Un inventaire d’une région-mosaïque où le contemporain n’est pas oublié, comme les Rendez-vous de l’histoire à Blois, le Printemps de Bourges, les fêtes musicales de Touraine, le cheval et l’Equitation à Lamotte Beuvron…La chasse en Sologne y a sa place, tout comme l’agriculture en Beauce.

Depuis des lustres, les politiques,  comme l’a souligné Anne Besnier vice-présidente de la Région à l’Enseignement supérieur et à l Recherche, sont « à la recherche d’une identité ». Ils ont fait semblant de la trouver en épiçant son  nom initial, Centre, parfaitement banal et complètement flou, d’un Val de Loire, un fiasco en terme de communication parce que bien trop long à l’heure des écritures numériques.

Au moment où nous travaillons sur la Renaissance, « ce travail sur la mémoire était nécessaire », a encore dit Anne Besnier, « bien plus qu’un dictionnaire c’est un guide ». D’Anet aux franges franciliennes, à Argenton-sur-Creuse aux frontières du Limousin, tous les enfonceurs de portes ouvertes répètent à satiété que cette Région administrative n’a pas d’identité. Elle a au moins une Histoire et des histoires qui font de ce livre « 250, lieux personnages, moments » un outil indispensable et parfois talentueux, pour tout citoyen éclairé de cette région Centre-Val de Loire, qu’ici nous  appellerons désormais CVL.

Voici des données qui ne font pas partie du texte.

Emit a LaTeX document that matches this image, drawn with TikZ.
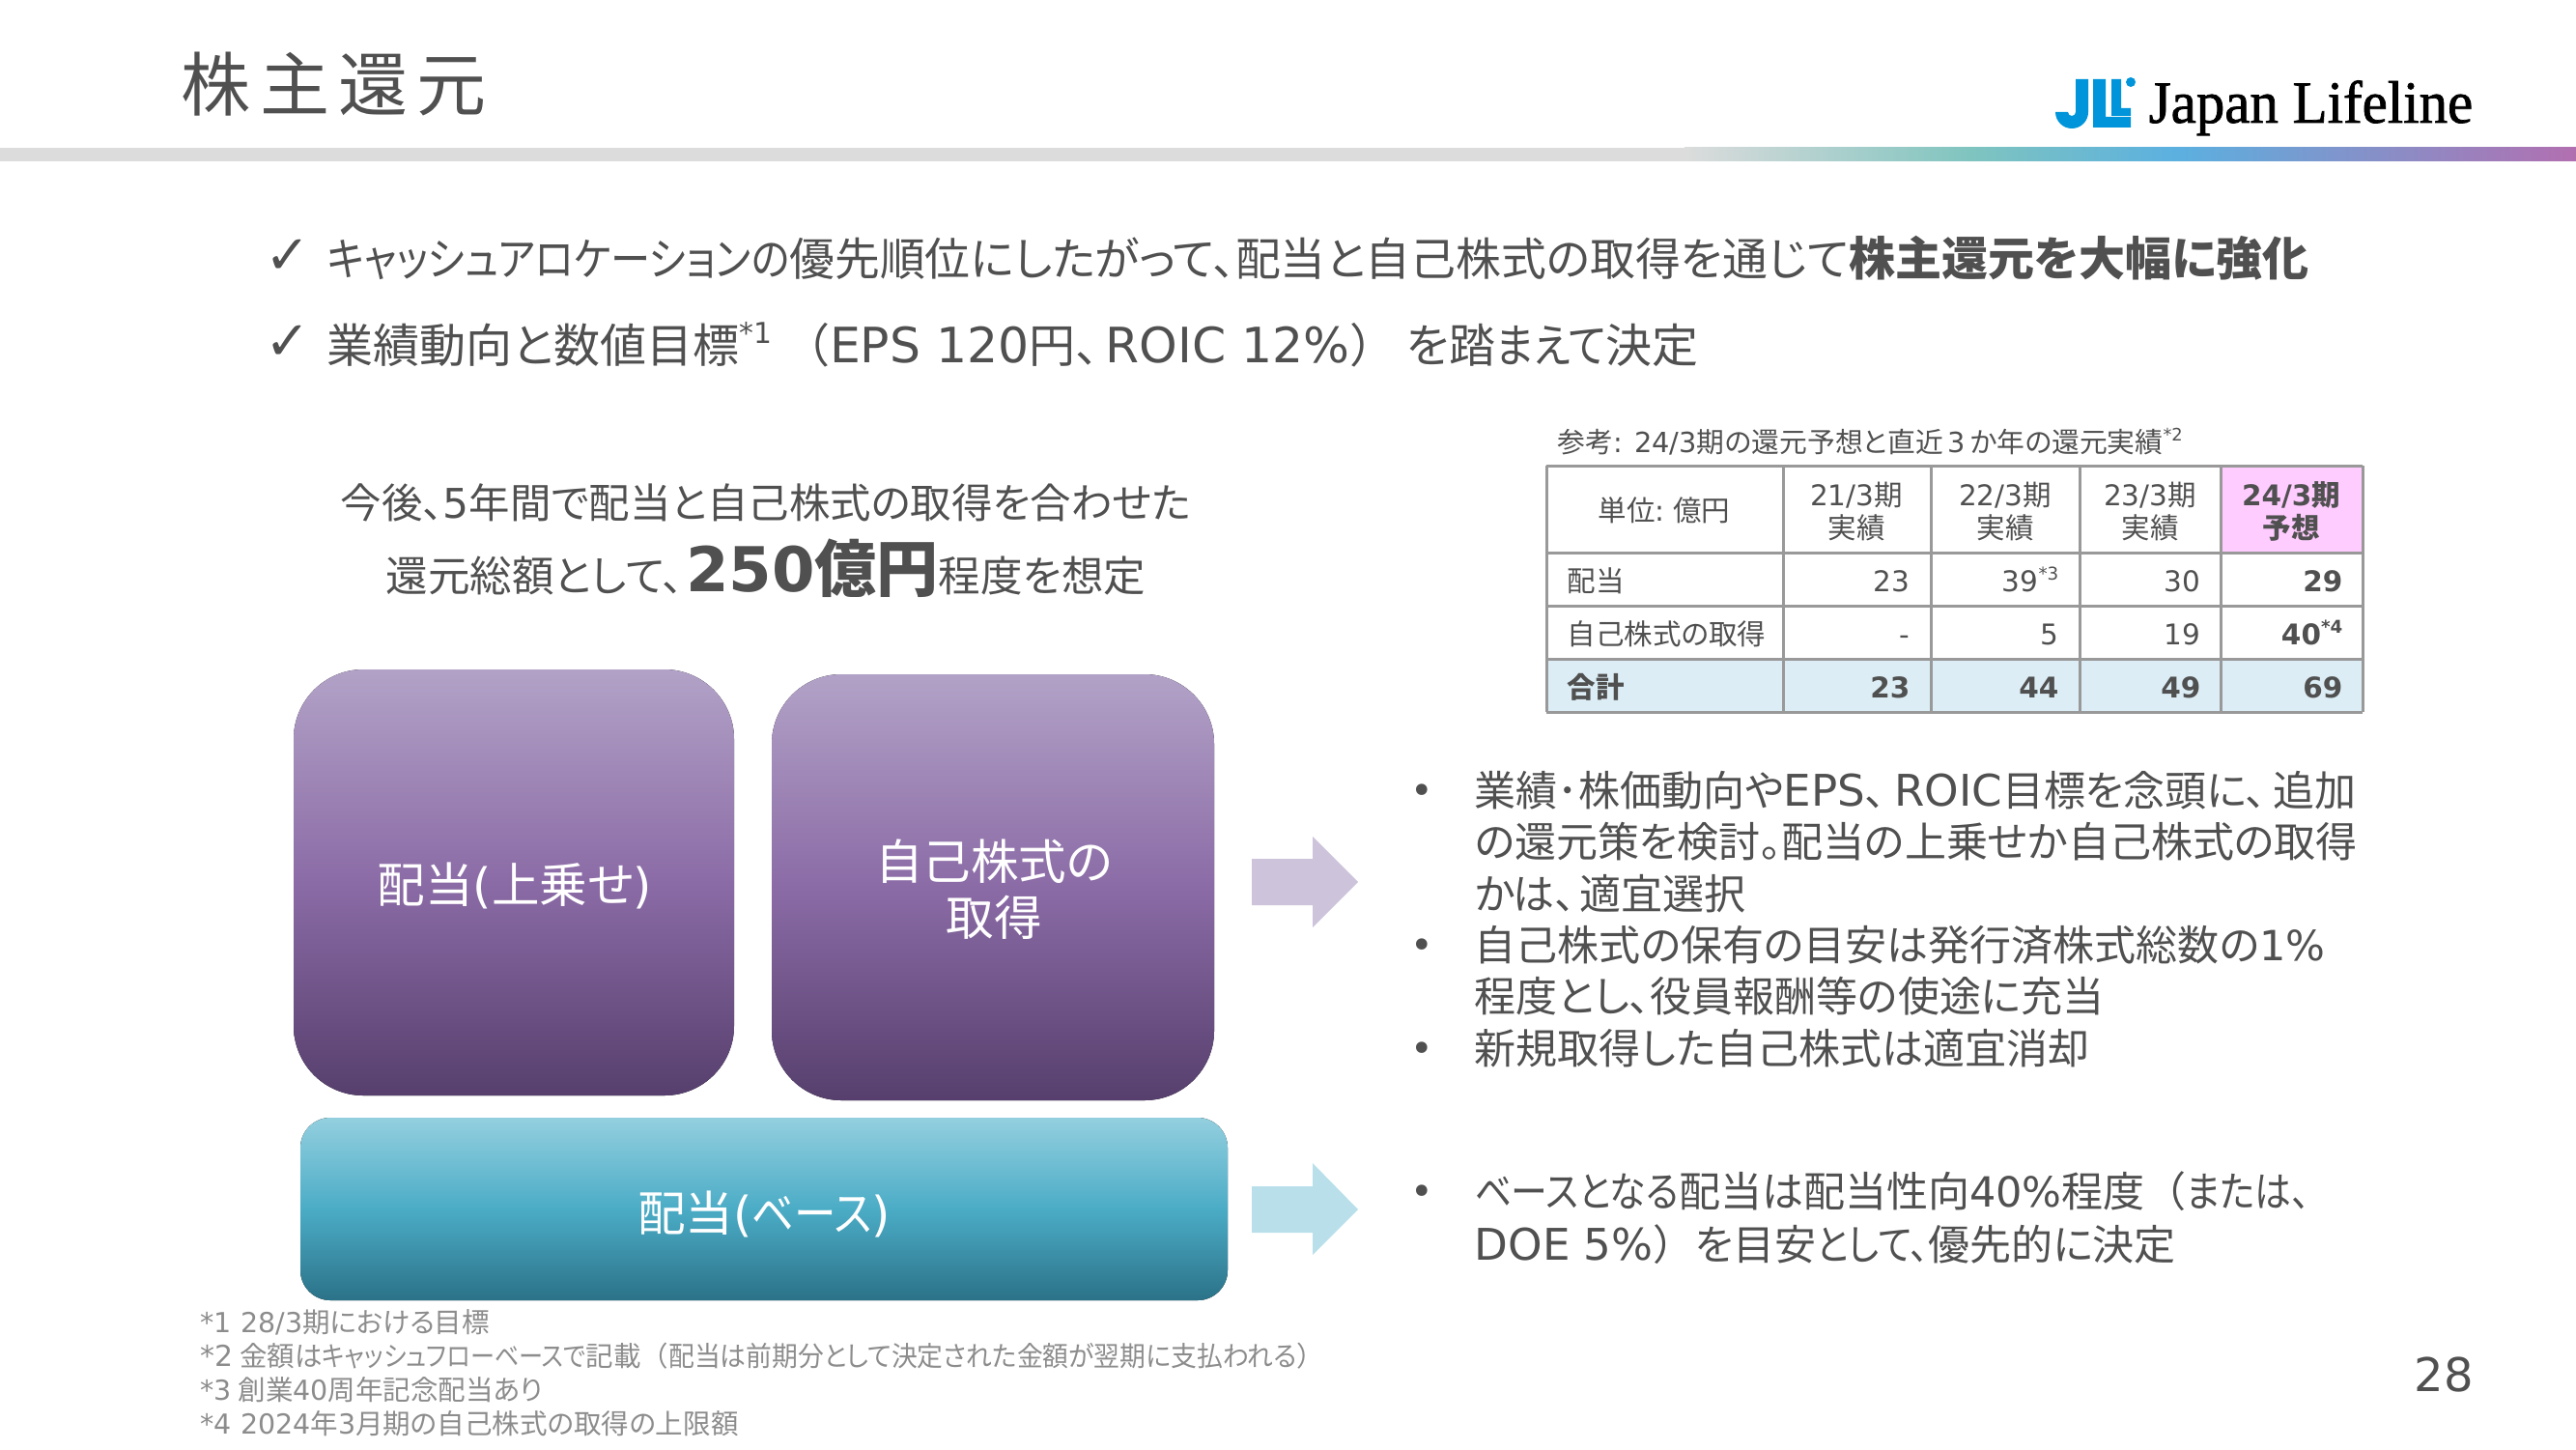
\documentclass[tikz,border=0pt]{standalone}
\usepackage{fontspec}
\usepackage{xcolor}
\usetikzlibrary{positioning}
\setmainfont{Noto Sans CJK JP}[RawFeature={+palt}]
\newfontfamily\lat{DejaVu Sans}
\newfontfamily\latw{DejaVu Sans}[Scale=1.05]
\newfontfamily\serifname{Liberation Serif}[FakeStretch=0.95, FakeBold=1.2]
\newfontfamily\titlefont{Noto Sans CJK JP}[LetterSpace=13]
\newfontfamily\narrow{Noto Sans CJK JP}[RawFeature={+palt}, FakeStretch=0.88]
\newfontfamily\narrowb{Noto Sans CJK JP}[RawFeature={+palt}, FakeStretch=0.94]
\newfontfamily\fullw{Noto Sans CJK JP}
\newcommand{\pxfont}[1]{\fontsize{\fpeval{#1*0.2845}}{\fpeval{#1*0.34}}\selectfont}
\newcommand{\la}[1]{{\lat #1}}
\newcommand{\lw}[1]{{\latw #1}}
\newcommand{\nk}[1]{{\narrow #1}}
\newcommand{\nb}[1]{{\narrowb #1}}
\newcommand{\fw}[1]{{\fullw #1}}
\makeatletter
\newcommand{\supr}[1]{\raisebox{.42em}{\lat\fontsize{\fpeval{\f@size*.62}}{1}\selectfont #1}}
\makeatother
\definecolor{ink}{HTML}{505050}
\definecolor{note}{HTML}{8C8C8C}
\definecolor{barbase}{HTML}{DCDCDC}
\definecolor{barteal}{HTML}{7FC4BF}
\definecolor{barblue}{HTML}{5BB0E0}
\definecolor{barpurple}{HTML}{B26FB0}
\definecolor{logoblue}{HTML}{0095DA}
\definecolor{gridgray}{HTML}{999999}
\definecolor{headpink}{HTML}{FFCCFF}
\definecolor{totalblue}{HTML}{DCEDF5}
\definecolor{purpleA}{HTML}{B2A2C7}
\definecolor{purpleB}{HTML}{8B6BA6}
\definecolor{purpleC}{HTML}{563F6D}
\definecolor{tealA}{HTML}{93CFDF}
\definecolor{tealB}{HTML}{4BACC6}
\definecolor{tealC}{HTML}{2B7288}
\tikzset{
    txt/.style={inner sep=0pt, text=ink, text height=1.06em, text depth=.14em},
    lead/.style={txt, anchor=west, font=\pxfont{46.8}},
    body/.style={txt, anchor=west, font=\pxfont{43}},
    mid/.style={txt, font=\pxfont{43.5}},
    cell/.style={txt, text height=.86em, font=\pxfont{29.5}},
    numcell/.style={cell, anchor=east},
    foot/.style={txt, text height=.86em, anchor=west, text=note, font=\pxfont{28.5}},
    dotmark/.style={txt, text height=.86em, font=\pxfont{56}\lat},
    purplebox/.style={rounded corners=0.72cm, top color=purpleA, bottom color=purpleC, middle color=purpleB},
    tealbox/.style={rounded corners=0.31cm, top color=tealA, bottom color=tealC, middle color=tealB},
    boxlabel/.style={txt, text=white, font=\pxfont{49.5}},
    tabline/.style={draw=gridgray, line width=0.03cm}
}
\begin{document}
\begin{tikzpicture}[x=0.01cm, y=-0.01cm]
    \useasboundingbox (0,0) rectangle (2667,1500);

    % header
    \node[txt, anchor=west, font=\pxfont{72}\titlefont] (title) at (187,98) {株主還元};
    \fill[barbase] (0,153) rectangle (1745,167);
    \shade[left color=barbase, right color=barteal] (1744,153) rectangle (2041,167);
    \shade[left color=barteal, right color=barblue] (2040,153) rectangle (2254,167);
    \shade[left color=barblue, right color=barpurple] (2253,153) rectangle (2667,167);

    % logo
    \fill[logoblue] (2149,82) -- (2162,82) -- (2162,116) arc[start angle=0, end angle=180, radius=17] -- (2141,116) arc[start angle=180, end angle=0, radius=4] -- cycle;
    \fill[logoblue] (2167,82) -- (2180,82) -- (2180,121) -- (2206,121) -- (2206,132) -- (2167,132) -- cycle;
    \fill[logoblue] (2186,82) -- (2196,82) -- (2196,112) -- (2206,112) -- (2206,120) -- (2186,120) -- cycle;
    \fill[logoblue] (2206,85) circle (5);
    \node[anchor=base west, inner sep=0pt, text=black, font=\pxfont{62}\serifname] (logoname) at (2224,127) {Japan Lifeline};

    % lead lines
    \node[dotmark] (checkA) at (298,271) {✓};
    \node[dotmark] (checkB) at (298,360) {✓};
    \node[lead] (leadA) at (338,269) {\nk{キャッシュアロケーションの}優先順位にしたがって、配当と自己株式の取得を通じて{\pxfont{48}\textbf{株主還元を大幅に強化}}};
    \node[lead, font=\pxfont{48}] (leadB) at (338,359) {業績動向と数値目標\supr{*1}\hspace{.25em}\fw{（}\lw{EPS 120}円、\hspace{.15em}\lw{ROIC 12\%}\fw{）}\hspace{.22em}を踏\nk{まえて}決定};

    % total amount
    \node[mid, font=\pxfont{42.4}] (sumA) at (793,520) {今後、\la{5}年間で配当と自己株式の取得を合わせた};
    \node[mid, anchor=base] (sumB) at (793,612) {還元総額として、\hspace{.06em}{\pxfont{64}\textbf{\la{250}億円}}程度を想定};

    % blocks
    \fill[purplebox] (304,693) rectangle (760,1134);
    \fill[purplebox] (799,698) rectangle (1257,1139);
    \fill[tealbox] (311,1157) rectangle (1271,1346);
    \node[boxlabel] (extra) at (533,918) {配当\la{(}上乗せ\la{)}};
    \node[boxlabel] (buybackA) at (1029,894) {自己株式の};
    \node[boxlabel] (buybackB) at (1029,952) {取得};
    \node[boxlabel] (base) at (791,1258) {配当\la{(}\nk{ベース}\la{)}};

    % block arrows
    \fill[purpleA!65] (1296,889) -- (1359,889) -- (1359,866) -- (1406,913) -- (1359,960) -- (1359,937) -- (1296,937) -- cycle;
    \fill[tealA!65] (1296,1228) -- (1359,1228) -- (1359,1204) -- (1406,1252) -- (1359,1299) -- (1359,1276) -- (1296,1276) -- cycle;

    % table
    \node[cell, anchor=west, font=\pxfont{28.8}] (tabtitle) at (1612,456) {参考\la{: 24/3}期の還元予想と直近\la{\,3\,}か年の還元実績\supr{*2}};
    \fill[headpink] (2299,482) rectangle (2446,572);
    \fill[totalblue] (1601,682) rectangle (2446,737);
    \foreach \x in {1601,1846,1999,2153,2299,2446}
        \draw[tabline] (\x,482) -- (\x,737);
    \foreach \y in {482,572,627,682,737}
        \draw[tabline] (1601,\y) -- (2446,\y);
    \node[cell] (unit) at (1723,527) {単位\la{:} 億円};
    \foreach \x/\p/\q [count=\i] in {1922/21/実績,2076/22/実績,2226/23/実績}{
        \node[cell] (yr\i) at (\x,511) {\la{\p/3}期};
        \node[cell] (st\i) at (\x,545) {\q};
    }
    \node[cell] (yr4) at (2372,511) {\textbf{\la{24/3}期}};
    \node[cell] (st4) at (2372,545) {\textbf{予想}};
    \node[cell, anchor=west] (rowA) at (1622,600) {配当};
    \node[cell, anchor=west] (rowB) at (1622,655) {自己株式の取得};
    \node[cell, anchor=west] (rowC) at (1622,710) {\textbf{合計}};
    \foreach \x/\a/\b/\c [count=\i] in {1978/23/-/23,2132/39\supr{*3}/5/44,2279/30/19/49}{
        \node[numcell] (a\i) at (\x,600) {\lat \a};
        \node[numcell] (b\i) at (\x,655) {\lat \b};
        \node[numcell] (c\i) at (\x,710) {\lat\bfseries \c};
    }
    \node[numcell] (a4) at (2426,600) {\lat\bfseries 29};
    \node[numcell] (b4) at (2426,655) {\lat\bfseries 40\supr{*4}};
    \node[numcell] (c4) at (2426,710) {\lat\bfseries 69};

    % bullet text
    \foreach \y in {820,980,1087,1235}
        \node[cell, font=\pxfont{40}\lat] at (1472,\y) {•};
    \node[body] (noteA) at (1526,818) {業績･株価動向や\lw{EPS}、\hspace{.2em}\lw{ROIC}目標を念頭に、\hspace{.15em}追加};
    \node[body] (noteB) at (1526,871) {の還元策を検討。配当の上乗せか自己株式の取得};
    \node[body] (noteC) at (1526,925) {かは、\hspace{.1em}適宜選択};
    \node[body] (noteD) at (1526,978) {自己株式の保有の目安は発行済株式総数の\la{1\%}};
    \node[body] (noteE) at (1526,1031) {程度とし、役員報酬等の使途に充当};
    \node[body] (noteF) at (1526,1085) {新規取得した自己株式は適宜消却};
    \node[body] (noteG) at (1526,1233) {\nk{ベースとなる}配当は配当性向\la{40\%}程度\fw{（}\nk{または、}};
    \node[body] (noteH) at (1526,1288) {\lw{DOE 5\%}\fw{）}を目安\nk{として、}優先的に決定};

    % footnotes and page number
    \node[foot] (footA) at (207,1367) {\la{*1 28/3}期における目標};
    \node[foot] (footB) at (207,1402) {\lw{*2} 金額は\nk{キャッシュフローベースで}記載\fw{（}\nb{配当は前期分として決定された金額が翌期に支払われる}\fw{）}};
    \node[foot] (footC) at (207,1437) {\la{*3} 創業\la{40}周年記念配当あり};
    \node[foot] (footD) at (207,1472) {\la{*4 2024}年\la{3}月期の自己株式の取得の上限額};
    \node[txt, font=\pxfont{48}\lat] (pageno) at (2530,1424) {28};
\end{tikzpicture}
\end{document}
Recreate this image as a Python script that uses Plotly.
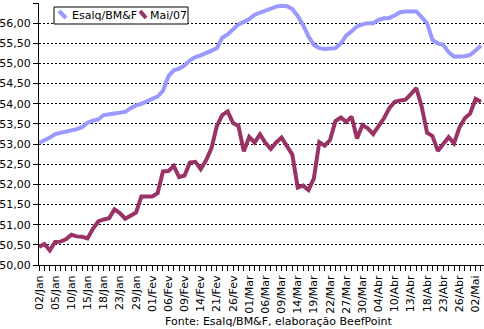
import plotly.graph_objects as go

# Trading days (BM&F) from 02/Jan to 03/Mai 2007
dates = [
    "02/Jan", "03/Jan", "04/Jan", "05/Jan", "08/Jan", "09/Jan", "10/Jan", "11/Jan", "12/Jan",
    "15/Jan", "16/Jan", "17/Jan", "18/Jan", "19/Jan", "22/Jan", "23/Jan", "24/Jan", "26/Jan",
    "29/Jan", "30/Jan", "31/Jan",
    "01/Fev", "02/Fev", "05/Fev", "06/Fev", "07/Fev", "08/Fev", "09/Fev", "12/Fev", "13/Fev",
    "14/Fev", "15/Fev", "16/Fev", "21/Fev", "22/Fev", "23/Fev", "26/Fev", "27/Fev", "28/Fev",
    "01/Mar", "02/Mar", "05/Mar", "06/Mar", "07/Mar", "08/Mar", "09/Mar", "12/Mar", "13/Mar",
    "14/Mar", "15/Mar", "16/Mar", "19/Mar", "20/Mar", "21/Mar", "22/Mar", "23/Mar", "26/Mar",
    "27/Mar", "28/Mar", "29/Mar", "30/Mar",
    "02/Abr", "03/Abr", "04/Abr", "05/Abr", "09/Abr", "10/Abr", "11/Abr", "12/Abr", "13/Abr",
    "16/Abr", "17/Abr", "18/Abr", "19/Abr", "20/Abr", "23/Abr", "24/Abr", "25/Abr", "26/Abr",
    "27/Abr", "30/Abr",
    "02/Mai", "03/Mai",
]

# Indicador Esalq/BM&F (R$/@)
esalq = [
    53.03, 53.09, 53.16, 53.25, 53.28, 53.30, 53.32, 53.37, 53.42, 53.53,
    53.58, 53.61, 53.72, 53.75, 53.76, 53.78, 53.80, 53.89, 53.96, 54.00,
    54.05, 54.12, 54.18, 54.32, 54.68, 54.83, 54.87, 54.95, 55.08, 55.16,
    55.20, 55.27, 55.32, 55.38, 55.64, 55.72, 55.85, 55.97, 56.03, 56.10,
    56.21, 56.26, 56.32, 56.37, 56.41, 56.43, 56.42, 56.35, 56.18, 55.95,
    55.67, 55.46, 55.38, 55.36, 55.36, 55.38, 55.50, 55.69, 55.80, 55.92,
    55.97, 56.00, 56.00, 56.08, 56.12, 56.13, 56.19, 56.27, 56.29, 56.29,
    56.29, 56.15, 56.00, 55.58, 55.50, 55.46, 55.28, 55.17, 55.17, 55.18,
    55.21, 55.33, 55.44,
]

# Contrato futuro Mai/07 (R$/@)
mai07 = [
    50.45, 50.52, 50.36, 50.57, 50.58, 50.64, 50.75, 50.71, 50.70, 50.66,
    50.90, 51.08, 51.13, 51.16, 51.38, 51.29, 51.15, 51.23, 51.30, 51.70,
    51.71, 51.70, 51.78, 52.32, 52.33, 52.46, 52.18, 52.22, 52.54, 52.56,
    52.38, 52.60, 52.90, 53.45, 53.72, 53.81, 53.52, 53.45, 52.82, 53.18,
    53.04, 53.24, 53.03, 52.88, 53.04, 53.16, 52.95, 52.74, 51.92, 51.97,
    51.86, 52.15, 53.05, 52.96, 53.10, 53.57, 53.66, 53.55, 53.68, 53.14,
    53.47, 53.39, 53.25, 53.45, 53.64, 53.89, 54.05, 54.08, 54.10, 54.24,
    54.39, 53.93, 53.28, 53.20, 52.83, 53.00, 53.17, 53.02, 53.41, 53.64,
    53.76, 54.12, 54.05,
]

series_names = ["Esalq/BM&F", "Mai/07"]
source_text = "Fonte: Esalq/BM&F, elaboração BeefPoint"

# every trading day gets a tick, every third one a label
tick_text = [d if k % 3 == 0 else "" for k, d in enumerate(dates)]

BLUE = "#9999FF"
PURPLE = "#993366"
FONT = "DejaVu Sans"

W, H = 484, 329
ML, MR, MT, MB = 39, 0, 3, 64
PW, PH = W - ML - MR, H - MT - MB


def px_x(px):
    return (px - ML) / PW


def px_y(py):
    return (H - MB - py) / PH


fig = go.Figure()
fig.add_trace(go.Scatter(x=dates, y=esalq, mode="lines", name=series_names[0],
                         line=dict(color=BLUE, width=4), showlegend=False))
fig.add_trace(go.Scatter(x=dates, y=mai07, mode="lines", name=series_names[1],
                         line=dict(color=PURPLE, width=4), showlegend=False))

shapes = [
    # legend box
    dict(type="rect", xref="paper", yref="paper",
         x0=px_x(54), x1=px_x(188), y0=px_y(24), y1=px_y(7),
         line=dict(color="black", width=1), fillcolor="white", layer="above"),
    dict(type="line", xref="paper", yref="paper",
         x0=px_x(59), x1=px_x(66), y0=px_y(11), y1=px_y(18),
         line=dict(color=BLUE, width=4), layer="above"),
    dict(type="line", xref="paper", yref="paper",
         x0=px_x(140), x1=px_x(146), y0=px_y(11), y1=px_y(18),
         line=dict(color=PURPLE, width=4), layer="above"),
]

annotations = [
    dict(text=series_names[0], xref="paper", yref="paper", x=px_x(70), y=px_y(15.5),
         xanchor="left", yanchor="middle", showarrow=False,
         font=dict(family=FONT, size=11, color="black")),
    dict(text=series_names[1], xref="paper", yref="paper", x=px_x(148), y=px_y(15.5),
         xanchor="left", yanchor="middle", showarrow=False,
         font=dict(family=FONT, size=11, color="black")),
    dict(text=source_text, xref="paper", yref="paper", x=px_x(279), y=px_y(321.5),
         xanchor="center", yanchor="middle", showarrow=False,
         font=dict(family=FONT, size=11, color="black")),
]

fig.update_layout(
    width=W, height=H,
    margin=dict(l=ML, r=MR, t=MT, b=MB, pad=0),
    paper_bgcolor="white", plot_bgcolor="white",
    separators=", ",
    font=dict(family=FONT, size=11, color="black"),
    shapes=shapes, annotations=annotations,
    xaxis=dict(
        type="category", range=[0, PW / 5.39],
        tickmode="array", tickvals=dates, ticktext=tick_text,
        tickangle=-90, ticks="outside", ticklen=5, tickcolor="black", tickwidth=1,
        showline=True, linecolor="black", linewidth=1,
        showgrid=False, zeroline=False,
        tickfont=dict(family=FONT, size=11, color="black"),
    ),
    yaxis=dict(
        range=[50, 56.5], dtick=0.5, tick0=50, tickformat=".2f",
        ticks="outside", ticklen=5, tickcolor="black", tickwidth=1,
        showline=True, linecolor="black", linewidth=1,
        showgrid=True, gridcolor="black", gridwidth=1, griddash="2px,2px",
        zeroline=False,
        tickfont=dict(family=FONT, size=11, color="black"),
    ),
)

fig.write_html("out.html")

« Faire un livre qui irrigue le territoire », c’est l’objectif de Samuel Leturcq, l’éditeur, des Presses universitaires François Rabelais, qui a eu le mérite de reprendre le projet après le forfait de maisons d’édition nationales. Pour « aller dans les villages, au plus proche des habitants, l’ouvrage, tiré à 6 500 exemplaires », bénéficiera du réseau des deux groupes de la presse papier  qui se partagent les six départements de la Région, celui de la Nouvelle République du Centre-ouest et celui de Centre-France. Sa place serait aussi précieuse dans les CDI des lycées et des collèges et bien sûr dans les antennes universitaires.

Ch.B

  • 250 lieux, personnages, moments. Patrimoine en Beauce, Berry, Gâtinais, Perche Sologne, Touraine, sous la direction de Pierre Allorant, Jean Garrigues et Alexandre Borelle. Dans les librairies et les dépôts de presse. 500 pages 19,90€.